Me quedaba más: usar la cuchara para ayudarse con los espaguetis, por ejemplo, o abrocharse el último botón de la americana, o aplaudir en los aterrizajes; pero finalmente cedo, no por miedo a que cumpla su amenaza (su madre vive a cuatrocientos kilómetros así que no podría hacerlo así sin más) sino porque estaba empezando a parecerme a mí mismo un poco sádico seguir con el jueguecito.
En cualquier caso, las pequeñas leyes, los ordenamientos de urbanidad, las suaves, casi invisibles cortesías como las maneras de mesa no sólo están hechas para nuestra comodidad (que lo están) sino que colaboran a facilitar el uso de un lenguaje confiado, cordial entre conciudadanos, e incluso entre extraños conciudadanos, y hasta entre extraños a secas. Hay modos que no son fáciles de fingir, gustos que significan historia y cultura comunes y por eso nos ayudan a saber del otro que no es un tonto, o un truhán, o un policía infiltrado, o un político corrupto y populista, o un vendemotos, o un inseguro.
Elaboren ustedes su propia lista (encender mecheros en los conciertos, llevar anillos baratos en dedos improcedentes, enfatizar con afectación al leer versos, etc.); pero si un día se topan en un interior con un…

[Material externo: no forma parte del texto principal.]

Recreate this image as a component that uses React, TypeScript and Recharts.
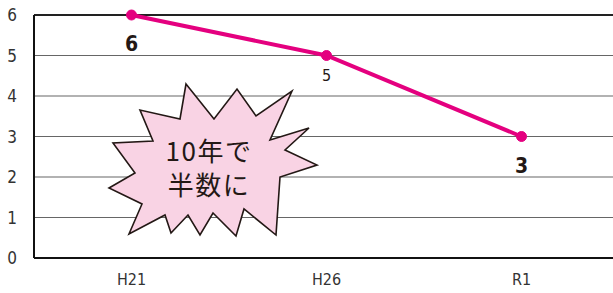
import React from 'react';
import {
  LineChart,
  Line,
  XAxis,
  YAxis,
  CartesianGrid,
  ReferenceLine,
  LabelList,
} from 'recharts';

// era labels and counts
const years = ['H21', 'H26', 'R1'];
const counts = [6, 5, 3];
const yTicks = [0, 1, 2, 3, 4, 5, 6];
const calloutLines = ['10年で', '半数に'];

// which point labels are drawn big/bold (first and last)
const boldLabels = [true, false, true];

const data = years.map((y, i) => ({ year: y, count: counts[i] }));

const W = 619;
const H = 293;
const PINK = '#e4007f';
const INK = '#231815';
const NUM_FONT = '"Liberation Sans Narrow", "DejaVu Sans Condensed", sans-serif';

// starburst outline, in pixels of the chart
const burst = [
  [186, 84], [214, 119], [237, 89], [256, 116], [292, 91], [270, 140],
  [309, 128], [285, 150], [317, 165], [280, 177], [276, 235], [244, 209],
  [236, 236], [213, 213], [200, 235], [188, 215], [171, 233], [165, 215],
  [129, 234], [142, 204], [109, 188], [135, 173], [113, 143], [153, 141],
  [140, 110], [180, 119],
];

const PointLabel = (props: any) => {
  const { x, y, index, value } = props;
  const bold = boldLabels[index];
  return (
    <text
      x={x}
      y={y + (bold ? 29 : 20)}
      textAnchor="middle"
      dominantBaseline="central"
      fontFamily={NUM_FONT}
      fontSize={bold ? 21 : 16}
      fontWeight={bold ? 700 : 400}
      fill={INK}
    >
      {value}
    </text>
  );
};

export default function App() {
  return (
    <div
      style={{
        position: 'absolute',
        left: 0,
        top: 0,
        width: 613,
        height: H,
        overflow: 'hidden',
        background: '#fff',
      }}
    >
      <LineChart
        width={W}
        height={H}
        data={data}
        margin={{ top: 15, right: 0, left: 0, bottom: 0 }}
      >
        <CartesianGrid vertical={false} stroke="#666" strokeWidth={1.2} />
        <ReferenceLine y={6} stroke="#222" strokeWidth={2} />
        <XAxis
          dataKey="year"
          height={35}
          padding={{ left: 97.5, right: 97.5 }}
          axisLine={{ stroke: '#111', strokeWidth: 2 }}
          tickLine={false}
          tickMargin={10}
          tick={{ fontSize: 16, fill: '#333', fontFamily: NUM_FONT }}
        />
        <YAxis
          width={34}
          domain={[0, 6]}
          ticks={yTicks}
          interval={0}
          axisLine={{ stroke: '#111', strokeWidth: 2 }}
          tickLine={false}
          tickMargin={11}
          tick={{ fontSize: 17, fill: '#333', fontFamily: NUM_FONT }}
        />
        <Line
          dataKey="count"
          stroke={PINK}
          strokeWidth={4}
          dot={{ r: 5, fill: PINK, stroke: PINK, strokeWidth: 1 }}
          isAnimationActive={false}
        >
          <LabelList dataKey="count" content={PointLabel} />
        </Line>
      </LineChart>
      <svg
        width={613}
        height={H}
        style={{ position: 'absolute', left: 0, top: 0, pointerEvents: 'none' }}
      >
        <polygon
          points={burst.map(p => p.join(',')).join(' ')}
          fill="#f9d3e4"
          stroke={INK}
          strokeWidth={1.6}
          strokeLinejoin="miter"
        />
        <text
          textAnchor="middle"
          fontFamily='"Noto Sans CJK JP", sans-serif'
          fontSize={26}
          letterSpacing={1.5}
          fill={INK}
        >
          {calloutLines.map((t, i) => (
            <tspan key={t} x={209} y={161 + i * 34}>
              {t}
            </tspan>
          ))}
        </text>
      </svg>
    </div>
  );
}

– O con una, Suñén, o con una.
…o con una fantoche con sombrero, gafas de sol, corbata por dentro de los pantalones y trabada con pasador, llavero a la vista, pegatina en la correa del reloj, cadena al cuello, meñique de larga uña, calcetín ausente y un anillo en el dedo gordo (todo dependerá de la proporción en que cumplan lo prevenido en su lista, y de hasta qué punto se componga ésta de signos visibles en una primera inspección) y que no es un tiñoso con un ojo morado, no le den conversación: mentirá, mentirá seguro, como hacía siempre mi tita Alberta, que ni si quiera se llamaba así.